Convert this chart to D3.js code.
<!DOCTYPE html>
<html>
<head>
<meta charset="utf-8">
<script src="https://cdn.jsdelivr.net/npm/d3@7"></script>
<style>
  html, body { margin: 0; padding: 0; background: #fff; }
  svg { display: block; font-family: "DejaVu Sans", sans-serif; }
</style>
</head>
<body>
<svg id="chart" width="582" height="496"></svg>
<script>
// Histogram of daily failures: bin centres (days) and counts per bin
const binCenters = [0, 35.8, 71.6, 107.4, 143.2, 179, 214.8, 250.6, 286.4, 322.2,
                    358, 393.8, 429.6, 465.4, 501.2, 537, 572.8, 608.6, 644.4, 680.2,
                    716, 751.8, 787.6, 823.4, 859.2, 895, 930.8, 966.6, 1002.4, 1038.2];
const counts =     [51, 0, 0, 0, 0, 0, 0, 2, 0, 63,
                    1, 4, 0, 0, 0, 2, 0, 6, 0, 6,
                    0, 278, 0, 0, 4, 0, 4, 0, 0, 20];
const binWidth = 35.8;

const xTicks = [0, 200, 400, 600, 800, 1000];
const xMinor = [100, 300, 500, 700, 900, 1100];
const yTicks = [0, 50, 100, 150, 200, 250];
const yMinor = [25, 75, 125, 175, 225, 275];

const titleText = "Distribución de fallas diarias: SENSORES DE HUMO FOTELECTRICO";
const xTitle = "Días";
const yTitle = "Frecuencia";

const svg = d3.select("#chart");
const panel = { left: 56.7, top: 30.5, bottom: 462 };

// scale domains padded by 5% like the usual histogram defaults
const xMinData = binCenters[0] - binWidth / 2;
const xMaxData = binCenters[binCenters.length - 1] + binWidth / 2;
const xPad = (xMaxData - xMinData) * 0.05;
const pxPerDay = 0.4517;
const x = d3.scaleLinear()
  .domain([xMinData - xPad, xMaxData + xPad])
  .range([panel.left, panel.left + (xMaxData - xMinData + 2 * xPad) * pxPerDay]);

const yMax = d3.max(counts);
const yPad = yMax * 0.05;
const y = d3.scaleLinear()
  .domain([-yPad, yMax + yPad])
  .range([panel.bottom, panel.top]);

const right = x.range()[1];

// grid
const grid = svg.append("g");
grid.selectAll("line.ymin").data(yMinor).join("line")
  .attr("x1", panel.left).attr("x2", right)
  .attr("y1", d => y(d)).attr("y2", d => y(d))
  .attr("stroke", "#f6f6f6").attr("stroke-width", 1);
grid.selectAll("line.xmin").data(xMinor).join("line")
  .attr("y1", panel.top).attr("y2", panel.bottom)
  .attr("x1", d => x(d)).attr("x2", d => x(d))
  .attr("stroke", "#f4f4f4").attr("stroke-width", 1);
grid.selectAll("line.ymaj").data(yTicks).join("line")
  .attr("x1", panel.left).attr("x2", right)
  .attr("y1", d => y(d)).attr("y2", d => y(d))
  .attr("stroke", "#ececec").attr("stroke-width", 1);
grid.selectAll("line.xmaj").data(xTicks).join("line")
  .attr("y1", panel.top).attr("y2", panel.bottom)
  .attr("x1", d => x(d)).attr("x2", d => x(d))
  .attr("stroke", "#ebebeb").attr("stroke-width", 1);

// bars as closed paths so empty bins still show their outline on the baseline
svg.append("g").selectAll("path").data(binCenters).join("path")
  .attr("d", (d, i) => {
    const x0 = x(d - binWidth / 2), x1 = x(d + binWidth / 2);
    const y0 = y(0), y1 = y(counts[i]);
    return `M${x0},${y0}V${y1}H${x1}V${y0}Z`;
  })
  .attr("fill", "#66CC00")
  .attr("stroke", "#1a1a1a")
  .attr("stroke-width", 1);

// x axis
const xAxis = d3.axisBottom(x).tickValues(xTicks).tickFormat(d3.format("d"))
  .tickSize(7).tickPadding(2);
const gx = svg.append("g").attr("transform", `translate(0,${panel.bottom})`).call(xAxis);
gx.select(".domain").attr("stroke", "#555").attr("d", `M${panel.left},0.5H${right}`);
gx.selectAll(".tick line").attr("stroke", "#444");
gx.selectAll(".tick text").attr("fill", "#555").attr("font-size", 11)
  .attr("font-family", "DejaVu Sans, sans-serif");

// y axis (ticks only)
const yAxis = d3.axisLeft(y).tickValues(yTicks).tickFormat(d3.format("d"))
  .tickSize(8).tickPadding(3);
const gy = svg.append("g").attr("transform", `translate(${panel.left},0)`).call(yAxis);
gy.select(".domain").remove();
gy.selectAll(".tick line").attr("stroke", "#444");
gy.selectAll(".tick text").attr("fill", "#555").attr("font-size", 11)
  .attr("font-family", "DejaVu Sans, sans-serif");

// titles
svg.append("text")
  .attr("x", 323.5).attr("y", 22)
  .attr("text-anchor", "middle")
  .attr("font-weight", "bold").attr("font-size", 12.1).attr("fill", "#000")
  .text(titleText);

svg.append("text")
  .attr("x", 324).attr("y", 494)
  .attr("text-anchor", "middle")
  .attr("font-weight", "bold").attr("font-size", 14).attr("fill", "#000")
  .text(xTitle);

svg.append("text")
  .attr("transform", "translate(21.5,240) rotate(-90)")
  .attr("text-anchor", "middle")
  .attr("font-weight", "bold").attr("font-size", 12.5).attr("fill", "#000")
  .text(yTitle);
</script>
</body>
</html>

> [TASK REQUIREMENTS]: Copy out only the lines running from the beginning of the data to the line with "30.5, bottom: 462", both ends included.

> [RESULT OF THIS EXERCISE]:
Convert this chart to D3.js code.
<!DOCTYPE html>
<html>
<head>
<meta charset="utf-8">
<script src="https://cdn.jsdelivr.net/npm/d3@7"></script>
<style>
  html, body { margin: 0; padding: 0; background: #fff; }
  svg { display: block; font-family: "DejaVu Sans", sans-serif; }
</style>
</head>
<body>
<svg id="chart" width="582" height="496"></svg>
<script>
// Histogram of daily failures: bin centres (days) and counts per bin
const binCenters = [0, 35.8, 71.6, 107.4, 143.2, 179, 214.8, 250.6, 286.4, 322.2,
                    358, 393.8, 429.6, 465.4, 501.2, 537, 572.8, 608.6, 644.4, 680.2,
                    716, 751.8, 787.6, 823.4, 859.2, 895, 930.8, 966.6, 1002.4, 1038.2];
const counts =     [51, 0, 0, 0, 0, 0, 0, 2, 0, 63,
                    1, 4, 0, 0, 0, 2, 0, 6, 0, 6,
                    0, 278, 0, 0, 4, 0, 4, 0, 0, 20];
const binWidth = 35.8;

const xTicks = [0, 200, 400, 600, 800, 1000];
const xMinor = [100, 300, 500, 700, 900, 1100];
const yTicks = [0, 50, 100, 150, 200, 250];
const yMinor = [25, 75, 125, 175, 225, 275];

const titleText = "Distribución de fallas diarias: SENSORES DE HUMO FOTELECTRICO";
const xTitle = "Días";
const yTitle = "Frecuencia";

const svg = d3.select("#chart");
const panel = { left: 56.7, top: 30.5, bottom: 462 };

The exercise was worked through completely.